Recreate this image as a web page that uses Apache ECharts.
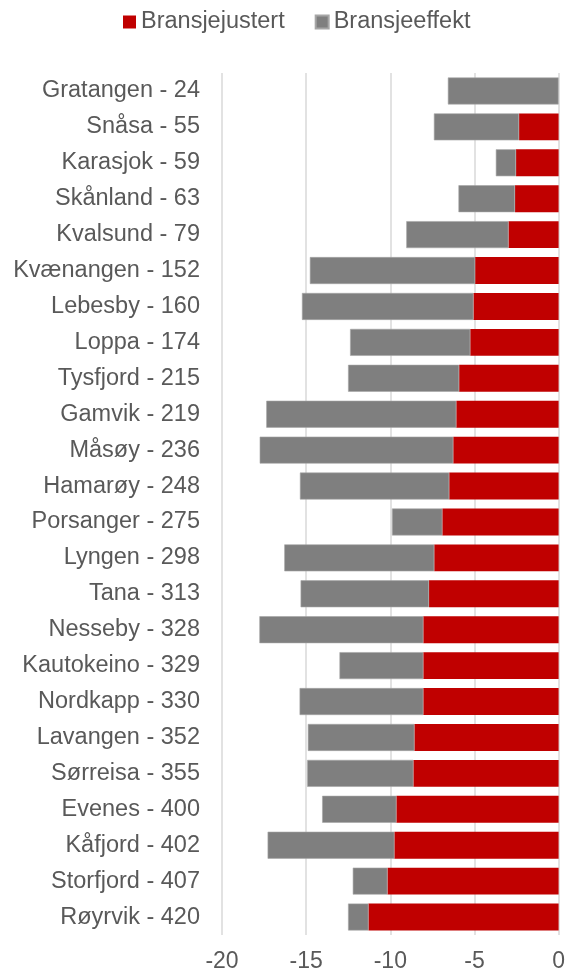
<!DOCTYPE html>
<html>
<head>
<meta charset="utf-8">
<script src="https://cdn.jsdelivr.net/npm/echarts@6/dist/echarts.min.js"></script>
<style>
  html, body { margin: 0; padding: 0; background: #fff; }
  #chart { width: 568px; height: 974px; }
</style>
</head>
<body>
<div id="chart"></div>
<script>
// Municipalities (with rank) shown top to bottom
const categories = [
  'Gratangen - 24', 'Snåsa - 55', 'Karasjok - 59', 'Skånland - 63', 'Kvalsund - 79',
  'Kvænangen - 152', 'Lebesby - 160', 'Loppa - 174', 'Tysfjord - 215', 'Gamvik - 219',
  'Måsøy - 236', 'Hamarøy - 248', 'Porsanger - 275', 'Lyngen - 298', 'Tana - 313',
  'Nesseby - 328', 'Kautokeino - 329', 'Nordkapp - 330', 'Lavangen - 352', 'Sørreisa - 355',
  'Evenes - 400', 'Kåfjord - 402', 'Storfjord - 407', 'Røyrvik - 420'
];

// Industry-adjusted component
const bransjejustert = [
  0, -2.35, -2.53, -2.59, -2.98,
  -4.96, -5.06, -5.25, -5.91, -6.08,
  -6.26, -6.50, -6.91, -7.39, -7.70,
  -8.04, -8.04, -8.04, -8.57, -8.63,
  -9.64, -9.76, -10.17, -11.30
];

// Industry effect component (stacked beyond the adjusted part)
const bransjeeffekt = [
  -6.58, -5.06, -1.20, -3.36, -6.07,
  -9.82, -10.19, -7.14, -6.60, -11.29,
  -11.50, -8.87, -2.99, -8.91, -7.63,
  -9.74, -4.98, -7.35, -6.33, -6.31,
  -4.41, -7.53, -2.06, -1.21
];

const xTicks = { min: -20, max: 0, interval: 5 };

const chart = echarts.init(document.getElementById('chart'));
chart.setOption({
  backgroundColor: '#ffffff',
  animation: false,
  textStyle: { fontFamily: 'Liberation Sans, Arial, sans-serif' },
  legend: {
    top: 10,
    left: 123,
    padding: 0,
    icon: 'rect',
    itemWidth: 13,
    itemHeight: 13,
    itemGap: 30,
    textStyle: { fontSize: 23.5, color: '#595959' },
    data: ['Bransjejustert', 'Bransjeeffekt']
  },
  grid: { left: 222, right: 9, top: 73, bottom: 39 },
  xAxis: {
    type: 'value',
    min: xTicks.min,
    max: xTicks.max,
    interval: xTicks.interval,
    axisLine: { show: false },
    axisTick: { show: false },
    axisLabel: { fontSize: 23, color: '#595959', margin: 15 },
    splitLine: { show: true, lineStyle: { color: '#d9d9d9', width: 1.5 } }
  },
  yAxis: {
    type: 'category',
    inverse: true,
    data: categories,
    axisLine: { show: false },
    axisTick: { show: false },
    axisLabel: { fontSize: 23.5, color: '#595959', margin: 22 }
  },
  series: [
    {
      name: 'Bransjejustert',
      type: 'bar',
      stack: 'total',
      barWidth: '75%',
      itemStyle: { color: '#c00000' },
      data: bransjejustert
    },
    {
      name: 'Bransjeeffekt',
      type: 'bar',
      stack: 'total',
      barWidth: '75%',
      itemStyle: { color: '#7f7f7f', borderColor: '#a6a6a6', borderWidth: 0.6 },
      data: bransjeeffekt
    }
  ]
});
</script>
</body>
</html>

GOAL OF THE EXERCISE
Word for word, quote the lines above. Omit the pictures.

SOLUTION
Recreate this image as a web page that uses Apache ECharts.
<!DOCTYPE html>
<html>
<head>
<meta charset="utf-8">
<script src="https://cdn.jsdelivr.net/npm/echarts@6/dist/echarts.min.js"></script>
<style>
  html, body { margin: 0; padding: 0; background: #fff; }
  #chart { width: 568px; height: 974px; }
</style>
</head>
<body>
<div id="chart"></div>
<script>
// Municipalities (with rank) shown top to bottom
const categories = [
  'Gratangen - 24', 'Snåsa - 55', 'Karasjok - 59', 'Skånland - 63', 'Kvalsund - 79',
  'Kvænangen - 152', 'Lebesby - 160', 'Loppa - 174', 'Tysfjord - 215', 'Gamvik - 219',
  'Måsøy - 236', 'Hamarøy - 248', 'Porsanger - 275', 'Lyngen - 298', 'Tana - 313',
  'Nesseby - 328', 'Kautokeino - 329', 'Nordkapp - 330', 'Lavangen - 352', 'Sørreisa - 355',
  'Evenes - 400', 'Kåfjord - 402', 'Storfjord - 407', 'Røyrvik - 420'
];

// Industry-adjusted component
const bransjejustert = [
  0, -2.35, -2.53, -2.59, -2.98,
  -4.96, -5.06, -5.25, -5.91, -6.08,
  -6.26, -6.50, -6.91, -7.39, -7.70,
  -8.04, -8.04, -8.04, -8.57, -8.63,
  -9.64, -9.76, -10.17, -11.30
];

// Industry effect component (stacked beyond the adjusted part)
const bransjeeffekt = [
  -6.58, -5.06, -1.20, -3.36, -6.07,
  -9.82, -10.19, -7.14, -6.60, -11.29,
  -11.50, -8.87, -2.99, -8.91, -7.63,
  -9.74, -4.98, -7.35, -6.33, -6.31,
  -4.41, -7.53, -2.06, -1.21
];

const xTicks = { min: -20, max: 0, interval: 5 };

const chart = echarts.init(document.getElementById('chart'));
chart.setOption({
  backgroundColor: '#ffffff',
  animation: false,
  textStyle: { fontFamily: 'Liberation Sans, Arial, sans-serif' },
  legend: {
    top: 10,
    left: 123,
    padding: 0,
    icon: 'rect',
    itemWidth: 13,
    itemHeight: 13,
    itemGap: 30,
    textStyle: { fontSize: 23.5, color: '#595959' },
    data: ['Bransjejustert', 'Bransjeeffekt']
  },
  grid: { left: 222, right: 9, top: 73, bottom: 39 },
  xAxis: {
    type: 'value',
    min: xTicks.min,
    max: xTicks.max,
    interval: xTicks.interval,
    axisLine: { show: false },
    axisTick: { show: false },
    axisLabel: { fontSize: 23, color: '#595959', margin: 15 },
    splitLine: { show: true, lineStyle: { color: '#d9d9d9', width: 1.5 } }
  },
  yAxis: {
    type: 'category',
    inverse: true,
    data: categories,
    axisLine: { show: false },
    axisTick: { show: false },
    axisLabel: { fontSize: 23.5, color: '#595959', margin: 22 }
  },
  series: [
    {
      name: 'Bransjejustert',
      type: 'bar',
      stack: 'total',
      barWidth: '75%',
      itemStyle: { color: '#c00000' },
      data: bransjejustert
    },
    {
      name: 'Bransjeeffekt',
      type: 'bar',
      stack: 'total',
      barWidth: '75%',
      itemStyle: { color: '#7f7f7f', borderColor: '#a6a6a6', borderWidth: 0.6 },
      data: bransjeeffekt
    }
  ]
});
</script>
</body>
</html>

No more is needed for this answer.